今回特にお願いしたのは、「『インドアゲームズ』という題字を手書きしてほしい」ということでした。細かい指定はしなかったので、どんな風になるかなと楽しみにしていました。

そうしたらこれですよ。すごい……すごくないですか? 詰め寄り方が馴れ馴れしくもなるってものです。まさかこうなるなんて思いもしませんでした。

字にも、その配置にも、媚びがないと感じます。私は大抵、媚びと言うか、無難な方に簡単に転んでしまうのですが、そういう気持ちだと、この題字の置き方はできないと思います。

注文を汲んでくれているのに、私の漠然とした予想とは全く異なる表紙になりました。女の子の表情も、立ち姿も、Tシャツも、模様も、最高です。

というお手紙を書こうとしたけれど

こういうことは、ブログに載せるというよりは、個人的なお手紙として御礼と共に渡すのがいいだろうと思うのですが、長い! 重い! ねちっこい! の三重苦があんまりにもあんまりだったので、公開して希釈することにしました。

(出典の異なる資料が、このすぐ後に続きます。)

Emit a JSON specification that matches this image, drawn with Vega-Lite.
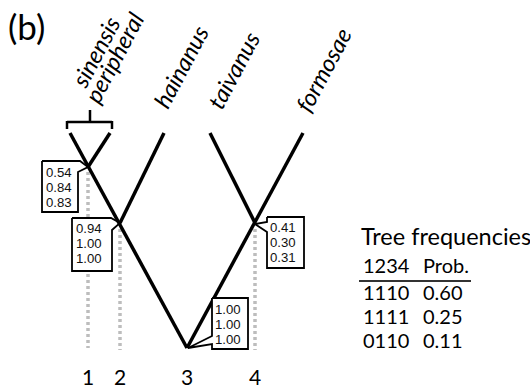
{
  "$schema": "https://vega.github.io/schema/vega-lite/v6.json",
  "width": 530,
  "height": 390,
  "autosize": {"type": "none"},
  "padding": 0,
  "background": "white",
  "config": {"view": {"stroke": null}, "text": {"font": "Lato"}},
  "datasets": {
    "branches": [
      {"taxon": "sinensis", "x": 70, "y": 133, "x2": 187, "y2": 348},
      {"taxon": "peripheral", "x": 110, "y": 133, "x2": 88, "y2": 167},
      {"taxon": "hainanus", "x": 164, "y": 133, "x2": 120, "y2": 223},
      {"taxon": "taivanus", "x": 210, "y": 133, "x2": 255, "y2": 223},
      {"taxon": "formosae", "x": 303, "y": 133, "x2": 187, "y2": 348}
    ],
    "guides": [
      {"node": "1", "x": 88, "y": 172, "y2": 348},
      {"node": "2", "x": 120, "y": 229, "y2": 350},
      {"node": "4", "x": 255, "y": 229, "y2": 350}
    ],
    "bracket": [
      {"x": 67, "y": 122, "x2": 112, "y2": 122},
      {"x": 67, "y": 121, "x2": 67, "y2": 129},
      {"x": 112, "y": 121, "x2": 112, "y2": 129},
      {"x": 90, "y": 110, "x2": 90, "y2": 122}
    ],
    "boxes": [
      {"box": "n1", "x": 42, "x2": 78, "y": 161, "y2": 212},
      {"box": "n2", "x": 72, "x2": 112, "y": 218, "y2": 271},
      {"box": "n4", "x": 267, "x2": 304, "y": 217, "y2": 268},
      {"box": "n3", "x": 212, "x2": 248, "y": 298, "y2": 349}
    ],
    "outlines": [
      {"box": "n1", "o": 0, "x": 42, "y": 161},
      {"box": "n1", "o": 1, "x": 80, "y": 161},
      {"box": "n1", "o": 2, "x": 88, "y": 167},
      {"box": "n1", "o": 3, "x": 78, "y": 172},
      {"box": "n1", "o": 4, "x": 78, "y": 212},
      {"box": "n1", "o": 5, "x": 42, "y": 212},
      {"box": "n1", "o": 6, "x": 42, "y": 161},
      {"box": "n2", "o": 0, "x": 72, "y": 218},
      {"box": "n2", "o": 1, "x": 111, "y": 218},
      {"box": "n2", "o": 2, "x": 120, "y": 223},
      {"box": "n2", "o": 3, "x": 112, "y": 230},
      {"box": "n2", "o": 4, "x": 112, "y": 271},
      {"box": "n2", "o": 5, "x": 72, "y": 271},
      {"box": "n2", "o": 6, "x": 72, "y": 218},
      {"box": "n4", "o": 0, "x": 267, "y": 217},
      {"box": "n4", "o": 1, "x": 304, "y": 217},
      {"box": "n4", "o": 2, "x": 304, "y": 268},
      {"box": "n4", "o": 3, "x": 267, "y": 268},
      {"box": "n4", "o": 4, "x": 267, "y": 232},
      {"box": "n4", "o": 5, "x": 255, "y": 224},
      {"box": "n4", "o": 6, "x": 267, "y": 222},
      {"box": "n4", "o": 7, "x": 267, "y": 217},
      {"box": "n3", "o": 0, "x": 212, "y": 298},
      {"box": "n3", "o": 1, "x": 248, "y": 298},
      {"box": "n3", "o": 2, "x": 248, "y": 349},
      {"box": "n3", "o": 3, "x": 212, "y": 349},
      {"box": "n3", "o": 4, "x": 212, "y": 344},
      {"box": "n3", "o": 5, "x": 188, "y": 348},
      {"box": "n3", "o": 6, "x": 212, "y": 336},
      {"box": "n3", "o": 7, "x": 212, "y": 298}
    ],
    "support": [
      {"node": "1", "label": "0.54\n0.84\n0.83", "x": 46, "y": 177},
      {"node": "2", "label": "0.94\n1.00\n1.00", "x": 76, "y": 233},
      {"node": "4", "label": "0.41\n0.30\n0.31", "x": 270, "y": 232},
      {"node": "3", "label": "1.00\n1.00\n1.00", "x": 215, "y": 314}
    ],
    "taxa": [
      {"label": "sinensis", "x": 86, "y": 89},
      {"label": "peripheral", "x": 99, "y": 105},
      {"label": "hainanus", "x": 168, "y": 110},
      {"label": "taivanus", "x": 222, "y": 111},
      {"label": "formosae", "x": 310, "y": 114}
    ],
    "nodes": [
      {"label": "1", "x": 88, "y": 385},
      {"label": "2", "x": 120, "y": 385},
      {"label": "3", "x": 187, "y": 385},
      {"label": "4", "x": 255, "y": 385}
    ],
    "table": [
      {"label": "1234", "x": 363, "y": 273},
      {"label": "Prob.", "x": 423, "y": 273},
      {"label": "1110", "x": 363, "y": 300},
      {"label": "0.60", "x": 423, "y": 300},
      {"label": "1111", "x": 363, "y": 324},
      {"label": "0.25", "x": 423, "y": 324},
      {"label": "0110", "x": 363, "y": 348},
      {"label": "0.11", "x": 423, "y": 348}
    ],
    "titles": [
      {"label": "Tree frequencies", "x": 361, "y": 245, "size": 23.5},
      {"label": "(b)", "x": 8, "y": 40, "size": 35}
    ],
    "rules": [
      {"x": 359, "x2": 471, "y": 281, "y2": 281}
    ]
  },
  "data": {"name": "branches"},
  "encoding": {
    "x": {"field": "x", "type": "quantitative", "scale": {"domain": [0, 530], "nice": false, "zero": false}, "axis": null},
    "y": {"field": "y", "type": "quantitative", "scale": {"domain": [0, 390], "nice": false, "zero": false, "reverse": true}, "axis": null}
  },
  "layer": [
    {
      "data": {"name": "guides"},
      "mark": {"type": "rule", "stroke": "#bdbdbd", "strokeWidth": 3.5, "strokeDash": [3, 3]},
      "encoding": {"y2": {"field": "y2"}}
    },
    {
      "data": {"name": "branches"},
      "mark": {"type": "rule", "stroke": "black", "strokeWidth": 3.5},
      "encoding": {"x2": {"field": "x2"}, "y2": {"field": "y2"}}
    },
    {
      "data": {"name": "bracket"},
      "mark": {"type": "rule", "stroke": "black", "strokeWidth": 2.5},
      "encoding": {"x2": {"field": "x2"}, "y2": {"field": "y2"}}
    },
    {
      "data": {"name": "boxes"},
      "mark": {"type": "rect", "fill": "white"},
      "encoding": {"x2": {"field": "x2"}, "y2": {"field": "y2"}}
    },
    {
      "data": {"name": "outlines"},
      "mark": {"type": "line", "stroke": "black", "strokeWidth": 1.8, "strokeJoin": "miter"},
      "encoding": {"detail": {"field": "box"}, "order": {"field": "o", "type": "quantitative"}}
    },
    {
      "data": {"name": "support"},
      "mark": {"type": "text", "align": "left", "baseline": "alphabetic", "font": "Liberation Sans", "fontSize": 13.2, "lineHeight": 15, "lineBreak": "\n", "fill": "#111"},
      "encoding": {"text": {"field": "label"}}
    },
    {
      "data": {"name": "taxa"},
      "mark": {"type": "text", "align": "left", "baseline": "alphabetic", "fontSize": 23.5, "fontStyle": "italic", "angle": -62, "fill": "black"},
      "encoding": {"text": {"field": "label"}}
    },
    {
      "data": {"name": "nodes"},
      "mark": {"type": "text", "align": "center", "baseline": "alphabetic", "fontSize": 21, "fill": "black"},
      "encoding": {"text": {"field": "label"}}
    },
    {
      "data": {"name": "table"},
      "mark": {"type": "text", "align": "left", "baseline": "alphabetic", "fontSize": 20, "fill": "black"},
      "encoding": {"text": {"field": "label"}}
    },
    {
      "data": {"name": "titles"},
      "mark": {"type": "text", "align": "left", "baseline": "alphabetic", "fill": "black"},
      "encoding": {"text": {"field": "label"}, "size": {"field": "size", "type": "quantitative", "scale": null}}
    },
    {
      "data": {"name": "rules"},
      "mark": {"type": "rule", "stroke": "#333", "strokeWidth": 1.8},
      "encoding": {"x2": {"field": "x2"}, "y2": {"field": "y2"}}
    }
  ]
}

昧ちゃんありがとう。このイラストを表紙にすることが、本を作る上での大きなモチベーションになりました。これを描いてもらっていなかったら、本も出なければイベント参加もキャンセルしていたかもしれません。それだけ、めげたときの励みにさせてもらいました。本当にありがとう。

私の本の表紙じゃなくて、昧ちゃんが何か作品を世に出すようなことがあったら、買えるものなら買わせてね。そういうことがあればいいなと、個人的には思っているのですが。